US-Zölle und Fernost-Konkurrenz verschärfen den Druck

Einen wesentlichen Teil der Misere schreibt EY dem stockenden Exportgeschäft zu. "Der massive Rückgang der Exporte in Richtung USA hat die deutsche Industrie zuletzt empfindlich getroffen", erklärt Jan Brorhilker, Managing Partner bei EY. Die von Donald Trump verhängten Zölle belasten deutsche Produkte nach wie vor, auch wenn auf EU-Ebene Verhandlungen über rückwirkende Zollsenkungen laufen. Gleichzeitig schwinden die Absatzchancen in China, wo deutsche Hersteller wie VW und Mercedes-Benz zunehmend von lokalen Wettbewerbern unter Druck geraten.

Wie das Handelsblatt berichtet, haben sowohl große Hersteller als auch Zulieferer umfassende Sparmaßnahmen angekündigt. Porsche will seine Batterie-Tochter Cellforce weitgehend einstellen. Bosch, ZF und Continental ziehen ebenfalls Konsequenzen – vor allem in den Bereichen Management, Forschung und Entwicklung, die stark in Deutschland verankert sind. Auch Personal aus der Qualitätssicherung, Produktplanung und Logistik ist laut Branchenkreisen zunehmend von Verlagerungen betroffen.

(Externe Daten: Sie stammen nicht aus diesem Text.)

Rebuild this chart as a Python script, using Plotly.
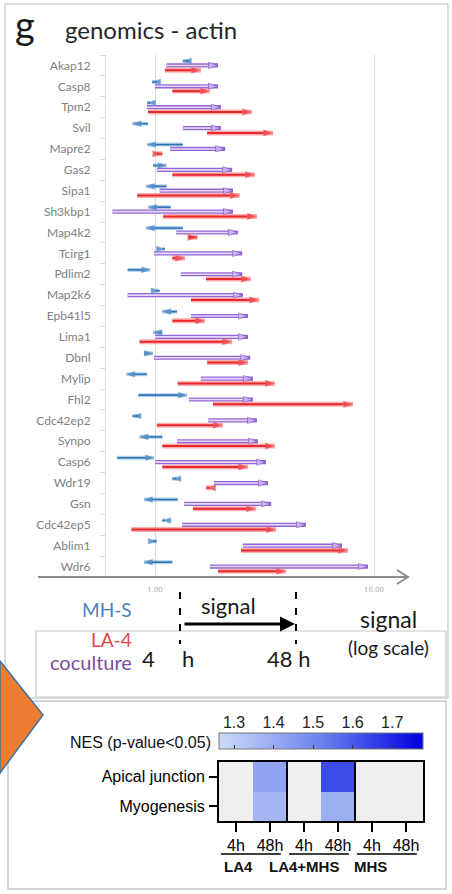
import plotly.graph_objects as go

W, H = 452, 894

genes = ["Akap12", "Casp8", "Tpm2", "Svil", "Mapre2", "Gas2", "Sipa1", "Sh3kbp1",
         "Map4k2", "Tcirg1", "Pdlim2", "Map2k6", "Epb41l5", "Lima1", "Dbnl", "Mylip",
         "Fhl2", "Cdc42ep2", "Synpo", "Casp6", "Wdr19", "Gsn", "Cdc42ep5", "Ablim1", "Wdr6"]

# MH-S (blue): signal at 4 h -> 48 h
mhs_4h = [1.42, 1.02, 0.95, 0.93, 1.34, 0.98, 1.13, 1.18, 1.34, 1.08, 0.75, 1.01, 1.26,
          1.08, 0.89, 0.92, 0.84, 0.84, 1.08, 0.67, 1.25, 1.27, 1.11, 0.98, 1.20]
mhs_48h = [1.34, 0.97, 0.92, 0.79, 0.92, 1.13, 0.91, 0.93, 0.91, 1.11, 0.95, 1.05, 1.08,
           0.98, 0.98, 0.74, 1.40, 0.79, 0.85, 0.99, 1.20, 0.89, 1.08, 1.02, 0.89]
# LA-4 (red)
la4_4h = [1.11, 1.20, 0.93, 1.73, 1.02, 1.20, 0.83, 1.09, 1.43, 1.20, 1.71, 1.46, 1.20,
          0.85, 1.73, 1.27, 1.84, 1.02, 1.08, 1.08, 1.78, 1.49, 0.78, 2.47, 1.94]
la4_48h = [1.62, 1.78, 2.77, 3.46, 1.08, 2.86, 2.44, 2.92, 1.56, 1.37, 2.74, 2.99, 1.69,
           2.25, 2.66, 3.53, 8.02, 2.04, 3.53, 2.66, 1.71, 2.89, 3.57, 7.61, 3.96]
# coculture (purple)
co_4h = [1.13, 1.00, 0.92, 1.34, 1.17, 1.02, 1.05, 0.64, 1.25, 0.99, 1.31, 0.75, 1.46,
         1.00, 0.99, 1.62, 1.43, 1.75, 1.26, 1.00, 1.86, 1.36, 1.33, 2.52, 1.78]
co_48h = [1.94, 1.94, 2.00, 2.00, 2.09, 2.25, 2.27, 2.27, 2.39, 2.50, 2.50, 2.52, 2.66,
          2.66, 2.72, 2.80, 2.80, 2.92, 2.95, 3.21, 3.28, 3.39, 4.89, 7.14, 9.39]

x_tickvals = [1, 10]
x_ticktext = ["1.00", "10.00"]

# NES heatmap
nes_rows = ["Apical junction", "Myogenesis"]
nes_cols = ["4h", "48h", "4h", "48h", "4h", "48h"]
nes_groups = ["LA4", "LA4+MHS", "MHS"]
nes_vals = [[None, 1.42, None, 1.63, None, None],
            [None, 1.37, None, 1.39, None, None]]
nes_ticks = [1.3, 1.4, 1.5, 1.6, 1.7]
nes_min, nes_max = 1.262, 1.778


def X(p):
    return p / W


def Y(p):
    return 1 - p / H


LOGL = (106 - 155) / 219
LOGR = (400 - 155) / 219

fig = go.Figure()


def arrow_traces(starts, ends, off, halo_col, halo_w, core_col, core_w,
                 head_fill, head_line, head_size):
    xs, ys, sz = [], [], []
    for i, (s, e) in enumerate(zip(starts, ends)):
        xs += [s, e, None]
        ys += [i + off, i + off, None]
        sz += [0, head_size, 0]
    fig.add_trace(go.Scatter(x=xs, y=ys, mode="lines", line=dict(color=halo_col, width=halo_w),
                             hoverinfo="skip", connectgaps=False))
    fig.add_trace(go.Scatter(x=xs, y=ys, mode="lines+markers",
                             line=dict(color=core_col, width=core_w),
                             marker=dict(symbol="arrow", angleref="previous", size=sz,
                                         color=head_fill, line=dict(color=head_line, width=1)),
                             hoverinfo="skip", connectgaps=False))


arrow_traces(co_4h, co_48h, 0.0, "#9467d6", 4.2, "#e6d9fa", 1.6, "#e2d3f8", "#8a5cd0", 10)
arrow_traces(la4_4h, la4_48h, 0.23, "rgba(245,110,110,0.55)", 5, "#e8262d", 2.0,
             "#e8262d", "rgba(245,110,110,0.7)", 10)
arrow_traces(mhs_4h, mhs_48h, -0.21, "rgba(90,150,210,0.45)", 4, "#2e75b6", 1.6,
             "#2e75b6", "rgba(90,150,210,0.6)", 9)

# heatmap background (non-significant cells)
fig.add_trace(go.Heatmap(z=[[0] * 6, [0] * 6], x=list(range(6)), y=[0, 1],
                         colorscale=[[0, "#efefef"], [1, "#efefef"]], showscale=False,
                         hoverinfo="skip", xaxis="x2", yaxis="y2"))
fig.add_trace(go.Heatmap(
    z=nes_vals, x=list(range(6)), y=[0, 1], zmin=nes_min, zmax=nes_max,
    colorscale=[[0, "#cddbf7"], [0.5, "#6b82ee"], [1, "#0000e0"]],
    xaxis="x2", yaxis="y2", hoverinfo="skip",
    colorbar=dict(orientation="h", x=X(219), xanchor="left", y=Y(733), yanchor="top",
                  len=204, lenmode="pixels", thickness=16, thicknessmode="pixels",
                  xpad=0, ypad=0, outlinewidth=1, outlinecolor="#777",
                  tickvals=nes_ticks, ticks="inside", ticklen=4, tickcolor="#333",
                  showticklabels=False)))
# dummy trace to carry the colorbar tick-label axis
fig.add_trace(go.Scatter(x=[], y=[], xaxis="x3", yaxis="y3", hoverinfo="skip"))

lbl_font = dict(family="Lato, sans-serif", size=12, color="#808080")
arial = "Liberation Sans, Arial"

fig.update_layout(
    width=W, height=H, margin=dict(l=0, r=0, t=0, b=0),
    paper_bgcolor="white", plot_bgcolor="white", showlegend=False, hovermode=False,
    xaxis=dict(type="log", domain=[X(106), X(400)], range=[LOGL, LOGR],
               tickvals=x_tickvals, ticktext=x_ticktext, showgrid=True, gridcolor="#d9d9d9",
               gridwidth=1, showline=False, zeroline=False, ticks="",
               tickfont=dict(family="DejaVu Serif", size=7, color="#aaaaaa"),
               ticklabelstandoff=7, anchor="y"),
    yaxis=dict(domain=[Y(577), Y(55)], range=[24.5, -0.5], tickvals=list(range(len(genes))),
               ticktext=genes, tickfont=lbl_font, showgrid=False, zeroline=False,
               showline=True, linecolor="#d9d9d9", linewidth=1, ticks="", ticklabelstandoff=12,
               minor=dict(tick0=-0.5, dtick=1, ticks="outside", ticklen=5, tickcolor="#d9d9d9"),
               anchor="x"),
    xaxis2=dict(domain=[X(219), X(423)], range=[-0.5, 5.5], tickvals=list(range(6)),
                ticktext=nes_cols, ticks="outside", ticklen=9, tickwidth=2, tickcolor="black",
                showline=True, mirror=True, linecolor="black", linewidth=2, showgrid=False,
                zeroline=False, anchor="y2", ticklabelstandoff=0,
                tickfont=dict(family=arial, size=16, color="black")),
    yaxis2=dict(domain=[Y(821), Y(762)], range=[1.5, -0.5], tickvals=[0, 1], ticktext=nes_rows,
                ticks="outside", ticklen=8, tickwidth=2, tickcolor="black", showline=True,
                mirror=True, linecolor="black", linewidth=2, showgrid=False, zeroline=False,
                anchor="x2", ticklabelstandoff=1, tickfont=dict(family=arial, size=16, color="black")),
    xaxis3=dict(domain=[X(219), X(423)], range=[nes_min, nes_max], tickvals=nes_ticks,
                ticktext=[f"{v:.1f}" for v in nes_ticks], side="top", ticks="", showline=False,
                showgrid=False, zeroline=False, anchor="y3", ticklabelstandoff=1,
                tickfont=dict(family=arial, size=16, color="#222")),
    yaxis3=dict(domain=[Y(749), Y(733)], range=[0, 1], visible=False, anchor="x3"),
)

shapes = []
# panel borders
shapes.append(dict(type="rect", xref="paper", yref="paper", x0=X(5), x1=X(448), y0=Y(698), y1=Y(4),
                   line=dict(color="#cfcfcf", width=1.5), fillcolor="rgba(0,0,0,0)", layer="below"))
shapes.append(dict(type="rect", xref="paper", yref="paper", x0=X(36), x1=X(446), y0=Y(697), y1=Y(631),
                   line=dict(color="#c8c8c8", width=1.2), fillcolor="white", layer="below"))
shapes.append(dict(type="rect", xref="paper", yref="paper", x0=X(8), x1=X(446), y0=Y(889), y1=Y(701),
                   line=dict(color="#c8c8c8", width=1.5), fillcolor="white", layer="below"))
# main axis arrow
shapes.append(dict(type="line", xref="paper", yref="paper", x0=X(38), x1=X(407), y0=Y(577), y1=Y(577),
                   line=dict(color="#8c8c8c", width=2), layer="above"))
shapes.append(dict(type="path", xref="paper", yref="paper",
                   path=f"M{X(397)},{Y(570)} L{X(408)},{Y(577)} L{X(397)},{Y(584)}",
                   line=dict(color="#8c8c8c", width=2), layer="above"))
# dashed time markers
for xx in (180, 296):
    shapes.append(dict(type="line", xref="paper", yref="paper", x0=X(xx), x1=X(xx), y0=Y(592), y1=Y(644),
                       line=dict(color="black", width=2, dash="7px,9px"), layer="above"))
# heatmap group separators
for xx in (1.5, 3.5):
    shapes.append(dict(type="line", xref="x2", yref="y2", x0=xx, x1=xx, y0=-0.5, y1=1.5,
                       line=dict(color="black", width=2), layer="above"))
# group underlines
for g in range(3):
    shapes.append(dict(type="line", xref="x2", yref="paper", x0=2 * g - 0.44, x1=2 * g + 1.32,
                       y0=Y(854), y1=Y(854), line=dict(color="black", width=1.5)))
# orange chevron
shapes.append(dict(type="path", xref="paper", yref="paper",
                   path=f"M{X(0)},{Y(661)} L{X(43)},{Y(715)} L{X(0)},{Y(773)} Z",
                   fillcolor="#ED7D31", line=dict(color="#41719C", width=1.5), layer="above"))
fig.update_layout(shapes=shapes)

ann = []


def txt(t, x, y, size, color="#1a1a1a", xanchor="center", family="Lato, sans-serif", bold=False):
    ann.append(dict(text=(f"<b>{t}</b>" if bold else t), x=X(x), y=Y(y), xref="paper", yref="paper",
                    showarrow=False, xanchor=xanchor, yanchor="middle",
                    font=dict(family=family, size=size, color=color)))


txt("g", 13, 24, 38, xanchor="left")
txt("genomics - actin", 63, 29, 24, color="#262626", xanchor="left")
txt("MH-S", 134, 609, 19, color="#4f81bd", xanchor="right")
txt("LA-4", 134, 639, 19, color="#e04848", xanchor="right")
txt("coculture", 134, 662, 20, color="#7a4f9a", xanchor="right")
txt("signal", 228, 605, 22)
txt("4", 148, 658, 22)
txt("h", 188, 658, 22)
txt("48 h", 288, 658, 22)
txt("signal", 388, 619, 23)
txt("(log scale)", 388, 647, 19)
txt("NES (p-value&lt;0.05)", 213, 742, 16, color="#111", xanchor="right", family=arial)
txt("LA4", 222, 866, 15, color="#111", xanchor="left", family=arial, bold=True)
txt("LA4+MHS", 267, 866, 15, color="#111", xanchor="left", family=arial, bold=True)
txt("MHS", 352, 866, 15, color="#111", xanchor="left", family=arial, bold=True)

# black "signal" arrow
ann.append(dict(text="", x=X(295), y=Y(624), xref="paper", yref="paper", showarrow=True,
                ax=-112, ay=0, arrowhead=2, arrowwidth=3, arrowsize=1, arrowcolor="black"))

fig.update_layout(annotations=ann)
fig.write_html("out.html", config={"displayModeBar": False},
               post_script="document.body.style.margin='0';document.body.style.overflow='hidden';")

Zudem wächst der politische Druck auf die Branche, sich schneller auf klimafreundlichere Antriebstechnologien umzustellen. Fördergelder, die noch vor wenigen Jahren großzügig bereitgestellt wurden, fließen heute zielgerichteter – was Investitionen verzögert und Planungsunsicherheit erhöht. Besonders kleinere Zulieferer, die sich noch in frühen Phasen der Transformation befinden, geraten zunehmend ins Hintertreffen.

Weniger Perspektiven für Akademiker:innen

Neben der Autoindustrie zeigen auch andere Sektoren wie Maschinenbau (–17.000 Jobs) und Metallerzeugung (–12.000 Jobs) rückläufige Beschäftigungszahlen. Kaum betroffen ist derzeit nur die Chemie- und Pharmabranche. Besonders prekär: Die Krise betrifft nicht nur einfache Produktionsjobs, sondern zunehmend akademische Berufsbilder. Brorhilker warnt: "Wir werden eine steigende Arbeitslosigkeit bei Hochschulabsolventen sehen – etwas, was es in Deutschland lange nicht gab."

Der Markt für junge Ingenieur:innen wird schwieriger. Neueinstellungen bei führenden Industrieunternehmen sind rückläufig, Praktika und Traineeprogramme werden gekürzt, Entwicklungsteams ausgedünnt. "Die Automobilindustrie und der Maschinenbau stellen heute deutlich weniger junge Menschen ein als in den vergangenen Jahren", so Brorhilker weiter. Auch das mittlere Management ist nicht mehr vor Umstrukturierungen sicher – ganze Ebenen werden in manchen Konzernen gestrichen oder ins Ausland verlagert.

In der Folge wächst der Druck auf Hochschulen, ihre Curricula praxisnäher und flexibler zu gestalten. Studiengänge mit Fokus auf Elektromobilität, Digitalisierung oder KI gewinnen an Bedeutung, während klassische Maschinenbau- oder Fahrzeugtechnikstudiengänge unter rückläufigen Bewerberzahlen leiden. Die langfristige Frage bleibt: Wie gelingt es, Talente im Land zu halten, wenn attraktive Karrierewege zunehmend ins Ausland oder in andere Branchen führen?